Jiras
Quizá el niño esté cansado de piedras de catedrales y tecnología y muy falto de conocimientos de la naturaleza
En su memoria de escolar hay palabras que siguen ahí, sonando como una agradable campanilla cuyo son le lleva a las imágenes, retrato o película, que guarda en los mejores recuerdos. Al niño le suenan, entre otras muchas, las palabras tiza, pizarra, dictado, lectura, pluma, ... tinta… Y le suena la palabra recreo, y le suena celebrada, porque el recreo tenía por espacio la calle abierta, y, oh gloria, esa calle era en un camino labrado a modo de bancal en la falda del cerro donde estuvo el castillo, y desde ese camino que desnudaba los corrales y patios de las casas construidas más abajo, se divisaba la vega y, si llevaba crecida, se veía el río. Y se veía, no tan lejos, el perfil del pueblo vecino más cercano. Y se oía el pitido del tren, y aun el traqueteo al pasar sobre el puente, si el viento venía del norte. La palabra recreo sonaba bien, sí, pero al niño empezó a sonarle mucho mejor otra, una palabra que le había nacido al pie del oído, una tarde que el cura visitó la escuela: «Mañana vamos a ir de jira al campo…»

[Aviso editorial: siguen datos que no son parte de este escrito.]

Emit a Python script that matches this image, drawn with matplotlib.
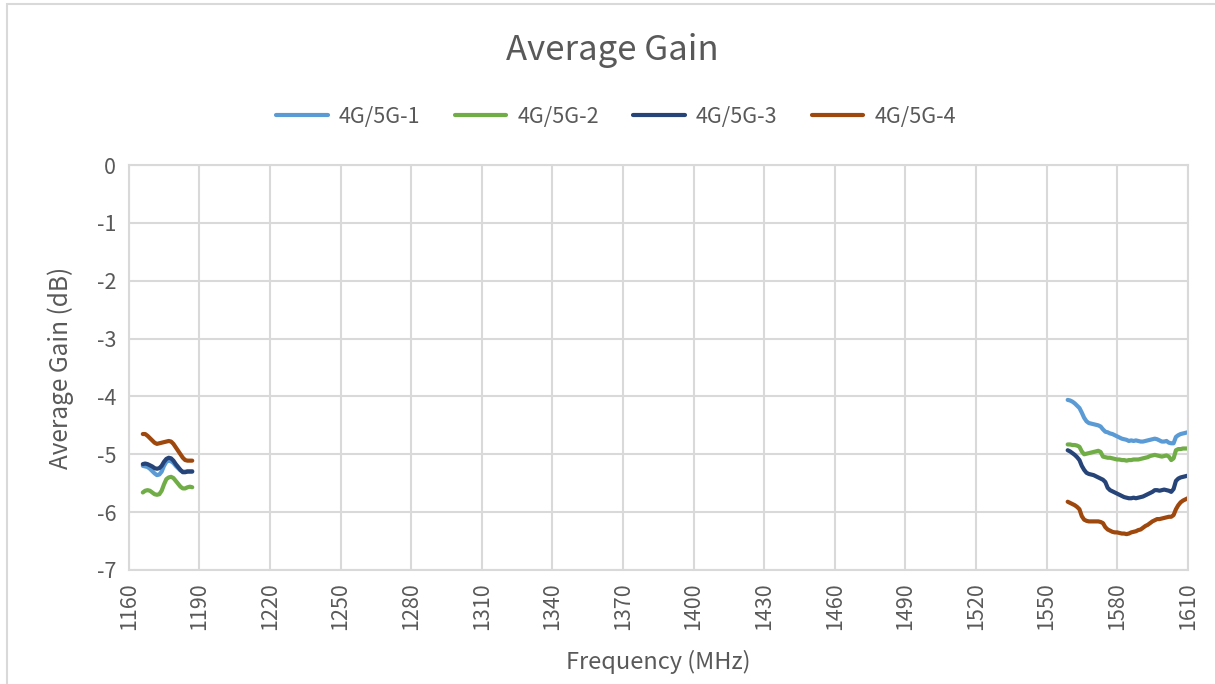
import matplotlib
matplotlib.use("Agg")
import matplotlib.pyplot as plt
from matplotlib.patches import Rectangle

plt.rcParams["font.family"] = ["Noto Sans CJK SC", "DejaVu Sans"]
plt.rcParams["font.weight"] = "light"
plt.rcParams["axes.unicode_minus"] = False

# Frequency points (MHz) for the two measured bands
freq_low = list(range(1166, 1188))
freq_high = list(range(1559, 1611))

series_names = ["4G/5G-1", "4G/5G-2", "4G/5G-3", "4G/5G-4"]
series_colors = ["#5B9BD5", "#70AD47", "#264478", "#9E480E"]

# Average gain (dB), low band 1166-1187 MHz
gain1_low = [-5.20, -5.21, -5.22, -5.25, -5.29, -5.33, -5.36, -5.35, -5.30, -5.20, -5.13,
             -5.11, -5.12, -5.15, -5.20, -5.24, -5.28, -5.30, -5.30, -5.29, -5.29, -5.29]
gain2_low = [-5.66, -5.63, -5.62, -5.63, -5.66, -5.69, -5.70, -5.69, -5.63, -5.52, -5.43,
             -5.40, -5.39, -5.41, -5.46, -5.51, -5.56, -5.59, -5.59, -5.57, -5.56, -5.57]
gain3_low = [-5.17, -5.16, -5.17, -5.19, -5.21, -5.24, -5.25, -5.24, -5.20, -5.13, -5.08,
             -5.06, -5.07, -5.11, -5.17, -5.22, -5.27, -5.31, -5.31, -5.30, -5.30, -5.30]
gain4_low = [-4.65, -4.65, -4.68, -4.72, -4.76, -4.80, -4.82, -4.81, -4.80, -4.79, -4.78,
             -4.77, -4.78, -4.82, -4.88, -4.94, -5.00, -5.06, -5.10, -5.11, -5.11, -5.11]

# Average gain (dB), high band 1559-1610 MHz
gain1_high = [-4.06, -4.07, -4.09, -4.12, -4.16, -4.20, -4.28, -4.37, -4.43, -4.46, -4.47,
              -4.48, -4.49, -4.50, -4.52, -4.57, -4.61, -4.62, -4.64, -4.65, -4.67, -4.69,
              -4.71, -4.73, -4.74, -4.75, -4.77, -4.76, -4.77, -4.76, -4.77, -4.78, -4.78,
              -4.77, -4.76, -4.75, -4.74, -4.73, -4.74, -4.76, -4.78, -4.78, -4.77, -4.80,
              -4.81, -4.81, -4.70, -4.67, -4.65, -4.64, -4.63, -4.62]
gain2_high = [-4.83, -4.83, -4.84, -4.84, -4.85, -4.87, -4.95, -5.00, -4.99, -4.98, -4.97,
              -4.96, -4.95, -4.94, -4.96, -5.04, -5.05, -5.06, -5.06, -5.07, -5.08, -5.09,
              -5.09, -5.10, -5.10, -5.11, -5.10, -5.10, -5.09, -5.09, -5.09, -5.08, -5.07,
              -5.06, -5.05, -5.03, -5.02, -5.01, -5.02, -5.03, -5.04, -5.03, -5.02, -5.04,
              -5.10, -5.07, -4.93, -4.91, -4.91, -4.90, -4.90, -4.90]
gain3_high = [-4.93, -4.95, -4.98, -5.01, -5.05, -5.10, -5.20, -5.27, -5.32, -5.34, -5.35,
              -5.36, -5.38, -5.40, -5.42, -5.44, -5.48, -5.58, -5.62, -5.64, -5.66, -5.68,
              -5.70, -5.72, -5.74, -5.75, -5.76, -5.76, -5.75, -5.76, -5.75, -5.74, -5.73,
              -5.71, -5.69, -5.67, -5.65, -5.62, -5.62, -5.63, -5.62, -5.61, -5.62, -5.63,
              -5.65, -5.60, -5.46, -5.42, -5.40, -5.39, -5.38, -5.37]
gain4_high = [-5.82, -5.84, -5.86, -5.88, -5.91, -5.95, -6.07, -6.13, -6.15, -6.16, -6.16,
              -6.16, -6.16, -6.16, -6.17, -6.19, -6.26, -6.30, -6.32, -6.34, -6.35, -6.35,
              -6.36, -6.37, -6.37, -6.38, -6.37, -6.35, -6.34, -6.33, -6.31, -6.30, -6.27,
              -6.24, -6.22, -6.19, -6.16, -6.14, -6.12, -6.12, -6.11, -6.10, -6.09, -6.08,
              -6.08, -6.05, -5.95, -5.88, -5.83, -5.80, -5.78, -5.76]

x_ticks = list(range(1160, 1611, 30))
y_ticks = list(range(-7, 1))

title = "Average Gain"
x_label = "Frequency (MHz)"
y_label = "Average Gain (dB)"

text_color = "#595959"
grid_color = "#D9D9D9"

fig = plt.figure(figsize=(12.15, 6.84), dpi=100)
fig.patch.set_facecolor("white")

# chart-area border
fig.patches.append(Rectangle((7 / 1215, -0.1), 1.2, 1 - 4 / 684 + 0.1,
                             transform=fig.transFigure, fill=False,
                             edgecolor="#D9D9D9", linewidth=1.5, zorder=0))

ax = fig.add_axes([128.7 / 1215, 1 - 570 / 684, (1187.7 - 128.7) / 1215, (570 - 165) / 684])

lows = [gain1_low, gain2_low, gain3_low, gain4_low]
highs = [gain1_high, gain2_high, gain3_high, gain4_high]
for name, color, lo, hi in zip(series_names, series_colors, lows, highs):
    ax.plot(freq_low, lo, color=color, lw=3.0, solid_capstyle="round", label=name)
    ax.plot(freq_high, hi, color=color, lw=3.0, solid_capstyle="round")

ax.set_xlim(1160, 1610)
ax.set_ylim(-7, 0)
ax.set_xticks(x_ticks)
ax.set_yticks(y_ticks)
ax.set_xticklabels([str(v) for v in x_ticks], rotation=90)
ax.set_yticklabels([str(v) for v in y_ticks])
ax.tick_params(axis="both", length=0, colors=text_color, labelsize=15.5, pad=9)
ax.grid(True, color=grid_color, linewidth=1.5)
ax.set_axisbelow(True)
for sp in ax.spines.values():
    sp.set_color(grid_color)
    sp.set_linewidth(1.5)

ax.set_xlabel(x_label, fontsize=17, color=text_color, labelpad=14)
ax.set_ylabel(y_label, fontsize=17.5, color=text_color, labelpad=16)

fig.text(612 / 1215, 1 - 50 / 684, title, ha="center", va="center",
         fontsize=25, color=text_color)

fig.legend(loc="center", bbox_to_anchor=(616 / 1215, 1 - 117 / 684), ncol=4,
           frameon=False, fontsize=15.5, labelcolor=text_color,
           handlelength=2.4, handletextpad=0.5, columnspacing=1.6)

fig.savefig("out.png", dpi=100)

El día de la jira no había escuela, sólo jira. Pero fue siempre la mejor clase jamás recibida en el aula magna del campo, que si los pinares, que si la dehesa, que si la vega, que si la explanada junto a una ermita apartada, que si las laderas sobre la vega, entre las vías del tren y el río. Jira. Qué hermosa palabra, y qué escolar, qué niña, y qué familiar: «Vamos a ir de jira y le llevamos aceite a la Virgen del Amparo…» Jira. Con las jiras, el niño fue descubriendo otro costado del campo, otro perfil de la naturaleza, otra luz, otra forma de vida. Con las jiras, el niño aprendió nombres de plantas, y vio cómo se apareaban los animales, y cómo paría una vaca, y una yegua; y, por primera vez, vio correr a un conejo entre las matas del pinar; y vio, en ese mismo pinar, el elegante paseo de una collera de pájaros perdices, y cómo, al acercarse con otros niños, las perdices levantaron aquel vuelo hermoso, corto y bajo que le dio al pinar un aire volantón y asustadizo. ¿Dónde están las jiras de los escolares de hoy? Quizá el niño esté cansado de piedras de catedrales y tecnología encerrada en una nave y muy falto de conocimientos de la naturaleza, un conejo que corre, un águila que vuela, una vaca que, recién parida, lame a su ternero o lo amamanta; o un habar, o frutales cargados de frutos, un caballo que trota o relincha, un burro que rebuzna, una cigüeña que crotora, una esparraguera con seis o siete espárragos, una laguna natural. Y el silencio del campo. El lujo de la sencillez del campo. Aquel niño de ayer cree que el niño de hoy está muy necesitado de aquellas jiras.